**** DATA PROVIDED ****

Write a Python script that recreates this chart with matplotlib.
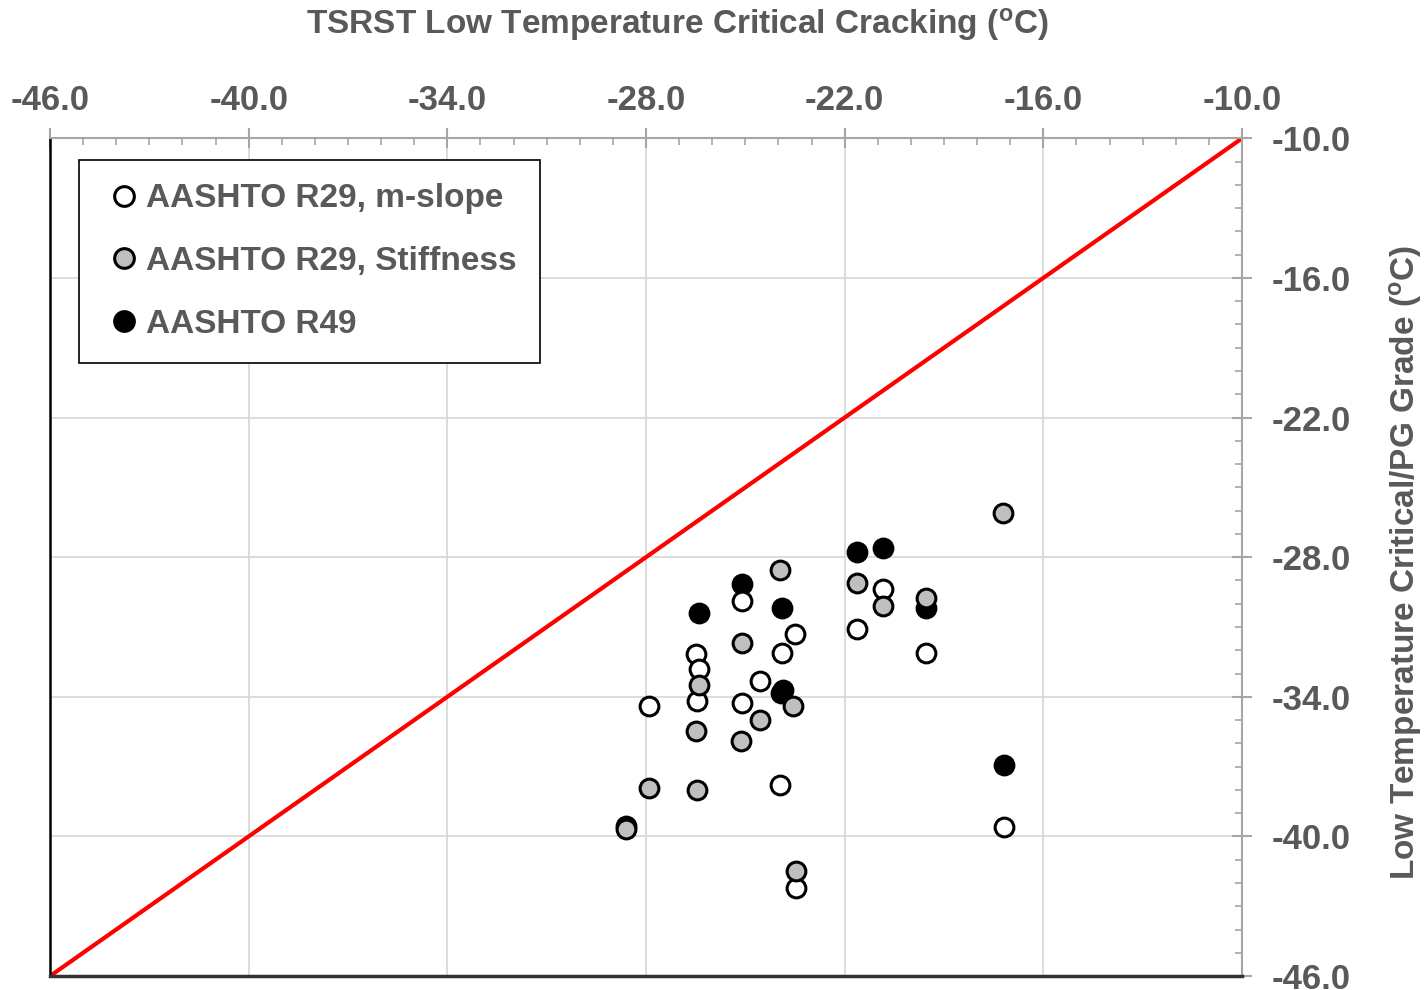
import matplotlib
matplotlib.use("Agg")
import matplotlib.pyplot as plt
from matplotlib.ticker import MultipleLocator, FormatStrFormatter

plt.rcParams['font.family'] = ['Liberation Sans', 'DejaVu Sans']
plt.rcParams['axes.unicode_minus'] = False
plt.rcParams['mathtext.fontset'] = 'custom'
plt.rcParams['mathtext.rm'] = 'Liberation Sans'
plt.rcParams['mathtext.bf'] = 'Liberation Sans:bold'

GREY_TXT = "#595959"

# TSRST (x) vs critical / PG grade (y), deg C
mslope_x = [-25.1, -23.5, -23.9, -26.5, -26.4, -26.45, -27.9, -25.1, -24.55, -23.95,
            -21.64, -20.83, -19.55, -17.2, -23.46]
mslope_y = [-29.9, -31.3, -32.1, -32.17, -32.8, -34.16, -34.4, -34.27, -33.3, -37.8,
            -31.1, -29.37, -32.1, -39.6, -42.2]

stiff_x = [-23.95, -25.1, -26.4, -23.55, -24.55, -26.5, -25.13, -27.9, -26.45, -28.61,
           -23.46, -17.23, -21.64, -20.83, -19.55]
stiff_y = [-28.57, -31.7, -33.48, -34.39, -35.0, -35.46, -35.88, -37.92, -38.0, -39.67,
           -41.47, -26.1, -29.09, -30.08, -29.76]

r49_x = [-25.1, -26.41, -23.9, -23.93, -23.86, -21.64, -20.83, -19.55, -17.2, -28.61]
r49_y = [-29.16, -30.4, -30.19, -33.84, -33.7, -27.78, -27.6, -30.19, -36.92, -39.54]

line_x = [-46, -10]
line_y = [-46, -10]

fig = plt.figure(figsize=(14.25, 9.9), dpi=100)
ax = fig.add_axes([0.0351, 0.0141, 0.8365, 0.8462])

ax.plot(line_x, line_y, color="red", lw=3.0, zorder=2)

mk = dict(marker="o", linestyle="none", markersize=13.5, markeredgecolor="black",
          markeredgewidth=2.2)
ax.plot(r49_x, r49_y, markerfacecolor="black", label="AASHTO R49", zorder=3, **mk)
ax.plot(mslope_x, mslope_y, markerfacecolor="white", label="AASHTO R29, m-slope", zorder=4, **mk)
ax.plot(stiff_x, stiff_y, markerfacecolor="#bfbfbf", label="AASHTO R29, Stiffness", zorder=5, **mk)

ax.set_xlim(-46, -10)
ax.set_ylim(-46, -10)

ax.xaxis.set_ticks_position("top")
ax.yaxis.set_ticks_position("right")
ax.xaxis.set_major_locator(MultipleLocator(6, offset=2))
ax.yaxis.set_major_locator(MultipleLocator(6, offset=2))
ax.xaxis.set_minor_locator(MultipleLocator(1))
ax.yaxis.set_minor_locator(MultipleLocator(1))
ax.xaxis.set_major_formatter(FormatStrFormatter("%.1f"))
ax.yaxis.set_major_formatter(FormatStrFormatter("%.1f"))

ax.tick_params(which="major", direction="inout", length=15, width=1.5, color="#a6a6a6",
               labelsize=25, labelcolor=GREY_TXT, pad=14)
ax.tick_params(axis="x", which="major", pad=8)
ax.tick_params(which="minor", direction="in", length=5, width=1.2, color="#a6a6a6")
for lab in ax.get_xticklabels() + ax.get_yticklabels():
    lab.set_fontweight("bold")

ax.grid(which="major", color="#d9d9d9", lw=1.3)
ax.set_axisbelow(True)

ax.spines["top"].set_color("#a6a6a6")
ax.spines["right"].set_color("#a6a6a6")
ax.spines["top"].set_linewidth(1.5)
ax.spines["right"].set_linewidth(1.5)
ax.spines["left"].set_color("black")
ax.spines["left"].set_linewidth(1.8)
ax.spines["bottom"].set_color("#333333")
ax.spines["bottom"].set_linewidth(2.5)

handles, labels = ax.get_legend_handles_labels()
order = [1, 2, 0]
leg = ax.legend([handles[i] for i in order], [labels[i] for i in order],
                loc="upper left", bbox_to_anchor=(0.0243, 0.974), borderaxespad=0,
                fancybox=False, edgecolor="black", framealpha=1,
                prop={"size": 24, "weight": "bold"}, handlelength=1.3,
                handletextpad=0.0, labelspacing=0.95, borderpad=0.7,
                markerscale=1.05)
leg.get_frame().set_linewidth(1.2)
for t in leg.get_texts():
    t.set_color(GREY_TXT)

fig.text(0.475, 0.975, r"TSRST Low Temperature Critical Cracking ($\mathbf{^o}$C)",
         ha="center", va="center", fontsize=24, fontweight="bold", color=GREY_TXT)
fig.text(0.986, 0.432, r"Low Temperature Critical/PG Grade ($\mathbf{^o}$C)",
         ha="center", va="center", rotation=90, fontsize=24, fontweight="bold",
         color=GREY_TXT)

fig.savefig("out.png", dpi=100)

****

TASK TO CARRY OUT: Count how many lines of the listing above include "matplotlib" and report that number alone.

EXERCISE SOLUTION: 5